Torcuato

Protagonista, del drama El delincuente honrado (v.), de Gaspar Mel­chor de Jovellanos (1744-1811). Es un per­sonaje a caballo de dos épocas, un hombre situado entre la violencia romántica y la serenidad clásica, entre los principios del derecho natural y los del derecho positivo, entre aquello que mueve el corazón y aque­llo que frena el cerebro.

En una palabra, Torcuato, el delincuente honrado, es — un poco como su autor, que luchaba a la vez a favor de la tradición y de la renovación — el español culto e inteligente que, en el fondo, no deja jamás de sentirse «reaccionario» cuando se trata de defender la hon­ra. Si en la vida pública la civilización exige que triunfe la justicia por encima de la vindicta personal, en su intimidad, el individuo sigue siendo el de siempre. Como explica muy bien otro personaje de la obra, don Justo, «la sociedad, las costum­bres, el espíritu nacional y aun la misma Constitución inspiran a la nobleza estos sentimientos impetuosos y delicados que se suelen designar con el nombre de ‘pun­donor’.

Cuando se posean mayores pruebas acerca del honor podrá ser conveniente agravar las penas, pero mientras tanto las penas graves serán injustas y no produci­rán efecto alguno. Nosotros pensamos más o menos como los godos, pero castigamos con la pena capital a quien acepta un due­lo». Ésta es la lucha que se desarrolla dentro del alma de Torcuato. Hombre re­flexivo, naturalmente bueno, a lo Rousseau, que no sabe contener sus lágrimas, Torcua­to no sabe resistir la tentación de aceptar un duelo contra un rival. Y da muerte a éste. Noblemente, pero le da muerte. Luego se casa con la viuda y guarda el secreto hasta que no tiene más remedio que reve­larlo.

Entonces se justifica alegando que no mató por crueldad, sino porque se vio obli­gado por su honor, y si es verdad que las leyes castigan el homicidio en duelo, tam­bién lo es que la gente prodiga sus sarcas­mos y su desprecio a quien se niega a ba­tirse. Sin embargo, si en ese aspecto Tor­cuato aparece como un hombre a la anti­gua, su posición frente a ciertos problemas figura entre las más modernas. Así, por ejemplo, por lo que. se refiere a la tortura. « ¡La tortura! ¡Odioso nombre! ¿Será po­sible que, en un siglo en que se respeta la humanidad, en que la filosofía esparce su luz por doquier, deban oírse todavía los gemidos de la gente torturada?» Aparte estas consideraciones metódicas, Torcuato aparece como un hombre totalmente ro­mántico.

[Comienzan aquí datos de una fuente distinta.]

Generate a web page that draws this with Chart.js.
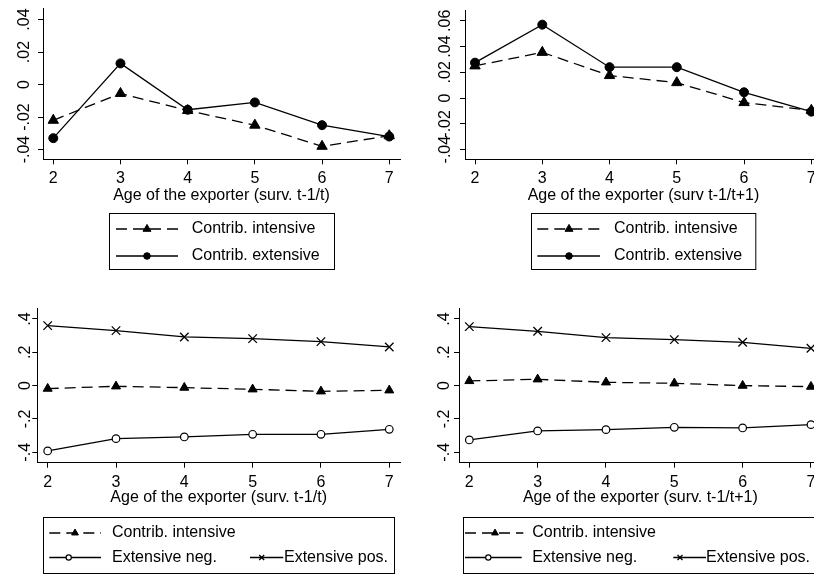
<!DOCTYPE html>
<html>
<head>
<meta charset="utf-8">
<script src="https://cdn.jsdelivr.net/npm/chart.js@4/dist/chart.umd.min.js"></script>
<style>
  html, body { margin: 0; padding: 0; background: #fff; }
  #wrap { position: relative; width: 814px; height: 575px; overflow: hidden; background: #fff; }
  canvas { position: absolute; }
</style>
</head>
<body>
<div id="wrap">
  <canvas id="c1" width="410" height="290" style="left:0px;top:0px;width:410px;height:290px"></canvas>
  <canvas id="c2" width="420" height="290" style="left:410px;top:0px;width:420px;height:290px"></canvas>
  <canvas id="c3" width="410" height="285" style="left:0px;top:290px;width:410px;height:285px"></canvas>
  <canvas id="c4" width="420" height="285" style="left:410px;top:290px;width:420px;height:285px"></canvas>
</div>
<script>
// ---------- data ----------
const ages = [2, 3, 4, 5, 6, 7];
const xTickLabels = ['2', '3', '4', '5', '6', '7'];

const yTicksP1 = [-0.04, -0.02, 0, 0.02, 0.04];
const yLabelsP1 = ['-.04', '-.02', '0', '.02', '.04'];
const yTicksP2 = [-0.04, -0.02, 0, 0.02, 0.04, 0.06];
const yLabelsP2 = ['-.04', '-.02', '0', '.02', '.04', '.06'];
const yTicksBottom = [-0.4, -0.2, 0, 0.2, 0.4];
const yLabelsBottom = ['-.4', '-.2', '0', '.2', '.4'];

const seriesTop = ['Contrib. intensive', 'Contrib. extensive'];
const seriesBottom = ['Contrib. intensive', 'Extensive neg.', 'Extensive pos.'];

const xTitles = [
  'Age of the exporter (surv. t-1/t)',
  'Age of the exporter (surv t-1/t+1)',
  'Age of the exporter (surv. t-1/t)',
  'Age of the exporter (surv. t-1/t+1)'
];

const p1Intensive = [-0.022, -0.0055, -0.016, -0.025, -0.038, -0.0315];
const p1Extensive = [-0.033, 0.013, -0.0155, -0.011, -0.025, -0.032];

const p2Intensive = [0.025, 0.0355, 0.0175, 0.012, -0.0035, -0.0095];
const p2Extensive = [0.0275, 0.057, 0.024, 0.024, 0.0045, -0.0105];

const p3Intensive = [-0.018, -0.004, -0.012, -0.022, -0.034, -0.028];
const p3ExtNeg = [-0.392, -0.318, -0.308, -0.292, -0.292, -0.262];
const p3ExtPos = [0.36, 0.33, 0.292, 0.282, 0.264, 0.232];

const p4Intensive = [0.028, 0.038, 0.02, 0.014, 0.0, -0.006];
const p4ExtNeg = [-0.326, -0.272, -0.264, -0.25, -0.254, -0.234];
const p4ExtPos = [0.354, 0.326, 0.288, 0.276, 0.26, 0.224];

// ---------- helpers ----------
const FONT = '"Liberation Sans", Arial, Helvetica, sans-serif';
Chart.defaults.font.family = FONT;
Chart.defaults.font.size = 16;
Chart.defaults.color = '#000';

const pts = vals => ages.map((a, i) => ({ x: a, y: vals[i] }));

function styleIntensive(label, vals, r) {
  return { label, data: pts(vals), borderColor: '#000', borderWidth: 1.3, borderDash: [11, 6],
    pointStyle: 'triangle', pointRadius: r, pointBackgroundColor: '#000', pointBorderColor: '#000', pointBorderWidth: 1 };
}
function styleExtensive(label, vals) {
  return { label, data: pts(vals), borderColor: '#000', borderWidth: 1.3, borderDash: [],
    pointStyle: 'circle', pointRadius: 4.5, pointBackgroundColor: '#000', pointBorderColor: '#000', pointBorderWidth: 1 };
}
function styleNeg(label, vals) {
  return { label, data: pts(vals), borderColor: '#000', borderWidth: 1.3, borderDash: [],
    pointStyle: 'circle', pointRadius: 3.8, pointBackgroundColor: '#fff', pointBorderColor: '#000', pointBorderWidth: 1.2 };
}
function stylePos(label, vals) {
  return { label, data: pts(vals), borderColor: '#000', borderWidth: 1.3, borderDash: [],
    pointStyle: 'crossRot', pointRadius: 6, pointBackgroundColor: '#000', pointBorderColor: '#000', pointBorderWidth: 1.3 };
}

const stataLegend = {
  id: 'stataLegend',
  afterDraw(chart, args, opts) {
    if (!opts || !opts.box) return;
    const ctx = chart.ctx;
    ctx.save();
    ctx.strokeStyle = '#000';
    ctx.lineWidth = 1;
    ctx.setLineDash([]);
    ctx.strokeRect(Math.round(opts.box.x) + 0.5, Math.round(opts.box.y) + 0.5, opts.box.w, opts.box.h);
    opts.items.forEach(it => {
      const ds = chart.data.datasets[it.ds];
      ctx.save();
      ctx.setLineDash(ds.borderDash || []);
      ctx.lineWidth = ds.borderWidth;
      ctx.strokeStyle = ds.borderColor;
      ctx.beginPath();
      ctx.moveTo(it.k0, it.y);
      ctx.lineTo(it.k1, it.y);
      ctx.stroke();
      ctx.restore();
      ctx.save();
      ctx.setLineDash([]);
      ctx.fillStyle = ds.pointBackgroundColor;
      ctx.strokeStyle = ds.pointBorderColor;
      ctx.lineWidth = ds.pointBorderWidth;
      Chart.helpers.drawPoint(ctx, { pointStyle: ds.pointStyle, radius: it.r, borderWidth: ds.pointBorderWidth, rotation: 0 }, it.m, it.y);
      ctx.restore();
      ctx.fillStyle = '#000';
      ctx.font = '16px ' + FONT;
      ctx.textAlign = 'left';
      ctx.textBaseline = 'middle';
      ctx.fillText(ds.label, it.t, it.y);
    });
    ctx.restore();
  }
};

function makePanel(id, p) {
  return new Chart(document.getElementById(id), {
    type: 'line',
    data: { datasets: p.datasets },
    plugins: [stataLegend],
    options: {
      responsive: false,
      animation: false,
      devicePixelRatio: 1,
      events: [],
      layout: { padding: p.padding },
      plugins: {
        legend: { display: false },
        tooltip: { enabled: false },
        stataLegend: p.legend
      },
      scales: {
        x: {
          type: 'linear', min: p.xMin, max: p.xMax,
          afterBuildTicks: s => { s.ticks = ages.map(v => ({ value: v })); },
          afterFit: s => { s.height = p.xHeight; },
          ticks: { autoSkip: false, padding: 5, maxRotation: 0, minRotation: 0, color: '#000',
                   font: { size: 16 }, callback: (v, i) => xTickLabels[i] },
          grid: { drawOnChartArea: false, drawTicks: true, tickLength: 5, color: '#000', tickColor: '#000', lineWidth: 1 },
          border: { display: true, color: '#000', width: 1 },
          title: { display: true, text: p.xTitle, color: '#000', font: { size: 16 }, padding: { top: 0, bottom: 0 } }
        },
        y: {
          type: 'linear', min: p.yMin, max: p.yMax,
          afterBuildTicks: s => { s.ticks = p.yTicks.map(v => ({ value: v })); },
          afterFit: s => { s.width = p.yWidth; },
          ticks: { autoSkip: false, minRotation: 90, maxRotation: 90, crossAlign: 'center', padding: p.yPad,
                   color: '#000', font: { size: 16 }, callback: (v, i) => p.yLabels[i] },
          grid: { drawOnChartArea: false, drawTicks: true, tickLength: 5, color: '#000', tickColor: '#000', lineWidth: 1 },
          border: { display: true, color: '#000', width: 1 }
        }
      }
    }
  });
}

// ---------- panels ----------
makePanel('c1', {
  datasets: [styleIntensive(seriesTop[0], p1Intensive, 6), styleExtensive(seriesTop[1], p1Extensive)],
  padding: { top: 5, right: 10, bottom: 84.7, left: 0 },
  xMin: 1.847, xMax: 7.16, yMin: -0.046, yMax: 0.0466,
  yTicks: yTicksP1, yLabels: yLabelsP1, yWidth: 43, xHeight: 46, yPad: -0.8,
  xTitle: xTitles[0],
  legend: { box: { x: 109, y: 213, w: 225, h: 56 }, items: [
    { ds: 0, y: 229, k0: 116, k1: 178, m: 147, t: 191.7, r: 4.6 },
    { ds: 1, y: 256, k0: 116, k1: 178, m: 147, t: 191.7, r: 3.3 } ] }
});

makePanel('c2', {
  datasets: [styleIntensive(seriesTop[0], p2Intensive, 6), styleExtensive(seriesTop[1], p2Extensive)],
  padding: { top: 5, right: 8, bottom: 84.7, left: 0 },
  xMin: 1.851, xMax: 7.159, yMin: -0.0475, yMax: 0.0683,
  yTicks: yTicksP2, yLabels: yLabelsP2, yWidth: 55, xHeight: 46, yPad: 0.5,
  xTitle: xTitles[1],
  legend: { box: { x: 120.7, y: 213, w: 224.3, h: 56 }, items: [
    { ds: 0, y: 229, k0: 127.3, k1: 190, m: 159, t: 204, r: 4.6 },
    { ds: 1, y: 256, k0: 127.3, k1: 190, m: 159, t: 204, r: 3.3 } ] }
});

makePanel('c3', {
  datasets: [styleIntensive(seriesBottom[0], p3Intensive, 5.2), styleNeg(seriesBottom[1], p3ExtNeg), stylePos(seriesBottom[2], p3ExtPos)],
  padding: { top: 18.3, right: 10, bottom: 68.3, left: 0 },
  xMin: 1.848, xMax: 7.157, yMin: -0.4624, yMax: 0.464,
  yTicks: yTicksBottom, yLabels: yLabelsBottom, yWidth: 37.3, xHeight: 44, yPad: -2.8,
  xTitle: xTitles[2],
  legend: { box: { x: 43, y: 227, w: 351, h: 56 }, items: [
    { ds: 0, y: 243, k0: 49.3, k1: 101, m: 75, t: 112, r: 3.9 },
    { ds: 1, y: 267.5, k0: 49.3, k1: 101, m: 68.7, t: 112, r: 2.6 },
    { ds: 2, y: 267.5, k0: 250, k1: 283.3, m: 261.7, t: 284, r: 3.5 } ] }
});

makePanel('c4', {
  datasets: [styleIntensive(seriesBottom[0], p4Intensive, 5.2), styleNeg(seriesBottom[1], p4ExtNeg), stylePos(seriesBottom[2], p4ExtPos)],
  padding: { top: 18.3, right: 8.3, bottom: 68.3, left: 0 },
  xMin: 1.849, xMax: 7.157, yMin: -0.4624, yMax: 0.464,
  yTicks: yTicksBottom, yLabels: yLabelsBottom, yWidth: 49, xHeight: 44, yPad: -0.1,
  xTitle: xTitles[3],
  legend: { box: { x: 53, y: 227, w: 351, h: 56 }, items: [
    { ds: 0, y: 243, k0: 55, k1: 113.3, m: 85, t: 122.3, r: 3.9 },
    { ds: 1, y: 267.5, k0: 55, k1: 111.7, m: 78.3, t: 122.3, r: 2.6 },
    { ds: 2, y: 267.5, k0: 263.3, k1: 296, m: 270, t: 296, r: 3.5 } ] }
});
</script>
</body>
</html>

Llora de aflicción, ama a su mu­jer, respeta a su padre (que es el mismo juez que le condena), se lamenta y se desespera, pero finalmente se salva del patí­bulo gracias al esfuerzo de un amigo. Sin embargo, al recobrar la felicidad, no sabe decidir en cuál de los dos campos se halla la razón. ¿La tendrán el sentido común y la lógica, que le impulsan a desterrar los duelos, o la pasión humana que obliga a la venganza? No nos lo dice porque no lo sabe: es, como ya dijimos, un hombre a caballo de dos siglos y de dos convicciones.